I can't. Next stop - Stanford. Lunch, labs & Bruno et al. On to Redwood City to show a couple of homes to Brian & Angela. We decided the home we're in contract on is the best bet so far.
Thursday was a day of checking out inventory and our rentals. Today, Saturday will be a day of work. Open house at 741 Oakhill Dr. in Seacliff. A $2,895,000 bluff beauty.
So what happened at Stanford? I feel like we've been blown down by the prevailing winds...or off course yet again. T's white cell count is up to 2.5!!!! No platelets needed. Not stable enough yet for treatment.

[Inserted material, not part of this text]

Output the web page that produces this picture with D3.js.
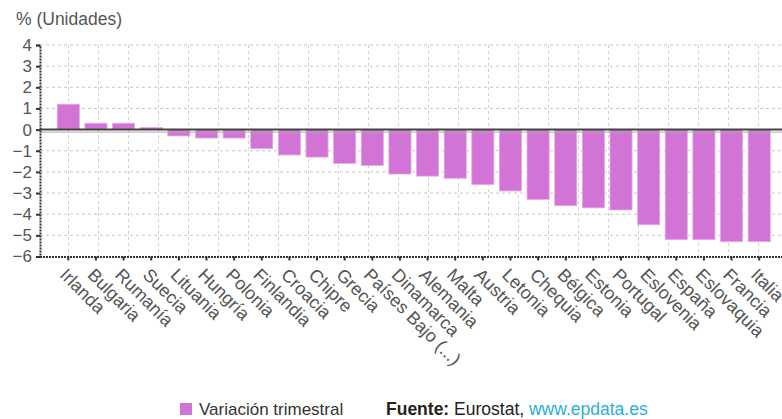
<!DOCTYPE html>
<html>
<head>
<meta charset="utf-8">
<script src="https://cdn.jsdelivr.net/npm/d3@7"></script>
<style>
  body { margin: 0; background: #fff; }
  svg { display: block; font-family: "Liberation Sans", Arial, sans-serif; }
</style>
</head>
<body>
<svg id="chart" width="782" height="419"></svg>
<script>
// data
const paises = ["Irlanda", "Bulgaria", "Rumanía", "Suecia", "Lituania", "Hungría", "Polonia",
  "Finlandia", "Croacia", "Chipre", "Grecia", "Países Bajo (...)", "Dinamarca", "Alemania",
  "Malta", "Austria", "Letonia", "Chequia", "Bélgica", "Estonia", "Portugal", "Eslovenia",
  "España", "Eslovaquia", "Francia", "Italia"];
const variacion = [1.2, 0.3, 0.3, 0.1, -0.3, -0.4, -0.4, -0.9, -1.2, -1.3, -1.6, -1.7, -2.1,
  -2.2, -2.3, -2.6, -2.9, -3.3, -3.6, -3.7, -3.8, -4.5, -5.2, -5.2, -5.3, -5.3];
const yTicks = [4, 3, 2, 1, 0, -1, -2, -3, -4, -5, -6];

const svg = d3.select("#chart");
const plotLeft = 40, plotRight = 782, plotTop = 45, plotBottom = 256.5;
const textColor = "#555";
const barColor = "#d273d6";

const y = d3.scaleLinear().domain([-6, 4]).range([plotBottom, plotTop]);
const x = d3.scaleBand().domain(paises).range([54.5, 773]).paddingInner(0.2).paddingOuter(0.1);

// grid
svg.append("g").selectAll("line")
  .data(yTicks.filter(d => d !== 0 && d !== -6))
  .enter().append("line")
  .attr("x1", plotLeft).attr("x2", plotRight)
  .attr("y1", d => y(d)).attr("y2", d => y(d))
  .attr("stroke", "#c8c8c8").attr("stroke-dasharray", "3,3");

svg.append("g").selectAll("line")
  .data(d3.range(68.5, plotRight, 30))
  .enter().append("line")
  .attr("x1", d => d).attr("x2", d => d)
  .attr("y1", plotTop).attr("y2", plotBottom)
  .attr("stroke", "#d0d0d0").attr("stroke-dasharray", "3,3");

// bars
svg.append("g").selectAll("rect")
  .data(paises)
  .enter().append("rect")
  .attr("x", d => x(d))
  .attr("width", x.bandwidth())
  .attr("y", (d, i) => y(Math.max(0, variacion[i])))
  .attr("height", (d, i) => Math.abs(y(variacion[i]) - y(0)))
  .attr("fill", barColor)
  .attr("stroke", "#e9a8ea").attr("stroke-width", 0.8);

// zero line
svg.append("line").attr("x1", plotLeft).attr("x2", plotRight)
  .attr("y1", y(0)).attr("y2", y(0)).attr("stroke", "#444").attr("stroke-width", 2);
svg.append("line").attr("x1", plotLeft).attr("x2", plotRight)
  .attr("y1", y(0) + 2.5).attr("y2", y(0) + 2.5).attr("stroke", "#aaa").attr("stroke-width", 1);

// y axis
const yAxis = svg.append("g").attr("transform", `translate(${plotLeft},0)`)
  .call(d3.axisLeft(y).tickValues(yTicks).tickSize(4).tickFormat(d3.format("d")));
yAxis.select(".domain").attr("stroke", "#333").attr("stroke-width", 2).attr("stroke-dasharray", "2,1");
yAxis.selectAll(".tick line").attr("stroke", "#333").attr("stroke-width", 2);
yAxis.selectAll("text").attr("fill", textColor).style("font-size", "17px").attr("x", -8);

// x axis
const xAxis = svg.append("g").attr("transform", `translate(0,${plotBottom})`)
  .call(d3.axisBottom(x).tickSize(4).tickSizeOuter(0));
xAxis.select(".domain").attr("d", `M${plotLeft},0.5H${plotRight}`)
  .attr("stroke", "#333").attr("stroke-width", 2).attr("stroke-dasharray", "2,1");
xAxis.selectAll(".tick line").attr("stroke", "#333").attr("stroke-width", 2);
xAxis.selectAll("text")
  .attr("fill", textColor).style("font-size", "18px")
  .attr("text-anchor", "start")
  .attr("dy", "0.35em")
  .attr("transform", "translate(-5,15) rotate(45)")
  .attr("x", 0).attr("y", 0);

// title
svg.append("text").attr("x", 16).attr("y", 25)
  .attr("fill", textColor).style("font-size", "17.5px").text("% (Unidades)");

// legend
svg.append("rect").attr("x", 180).attr("y", 403).attr("width", 12).attr("height", 12).attr("fill", barColor);
svg.append("text").attr("x", 199).attr("y", 415).attr("fill", "#333").style("font-size", "17px")
  .text("Variación trimestral");
const src = svg.append("text").attr("x", 386).attr("y", 415).style("font-size", "17.5px").attr("fill", "#222");
src.append("tspan").attr("font-weight", "bold").text("Fuente:");
src.append("tspan").text(" Eurostat, ");
src.append("tspan").attr("fill", "#2bb0dc").text("www.epdata.es");
</script>
</body>
</html>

The new Fellow entered the examining room and introduced himself. I didn't catch his name...it didn't seem important. He shook T's hand, ignored me and proceeded to ask all the standard questions. Then, it was our turn. I guess since he hadn't properly engaged in the niceties of manners and included me in the first place, I had no problem with interrogating him. One has to earn my respect. Every question or statement was parried by us. It all comes down to Quantity vs Quality and we still don't have any definitive answers.
Statistics were quoted about case studies involving ages 30-60 and 60% were alive 3 years from the time the 2nd phase of treatment started. Of course that skewed higher towards the lower age group and apparently there are no statistics re what happened to the higher age group after that 3 year time span. Oh and the treatment lasts about 2 years and 3 months. So, bottom line: if you survive the treatment you may or may not have about 3 months after the protocol. Of course the alternative, oh that alternative is that you will slowly but surely be attacked by the disease again and wouldn't you start treatment again? So, why would you not continue now? It's a closed loop argument with no room for real debate. I didn't even bother with Bruno. He & T bantered back and forth. Bruno teasing T and T giving it right back. In short, T returns for a bone marrow test in 3 weeks and an apt with Bruno a few days later to begin treatment: chemo light. Probably Vincristine & another poison to stave off leukemia's return. I only hope T remains himself for as long as possible. He doesn't remember how bad it got. He thinks it won't be that bad...I guess he has to.
I'm not feeling the lift I'd hoped for. What happened to years not months or days? WTF?
So, please keep sending that healing white light...we both need it!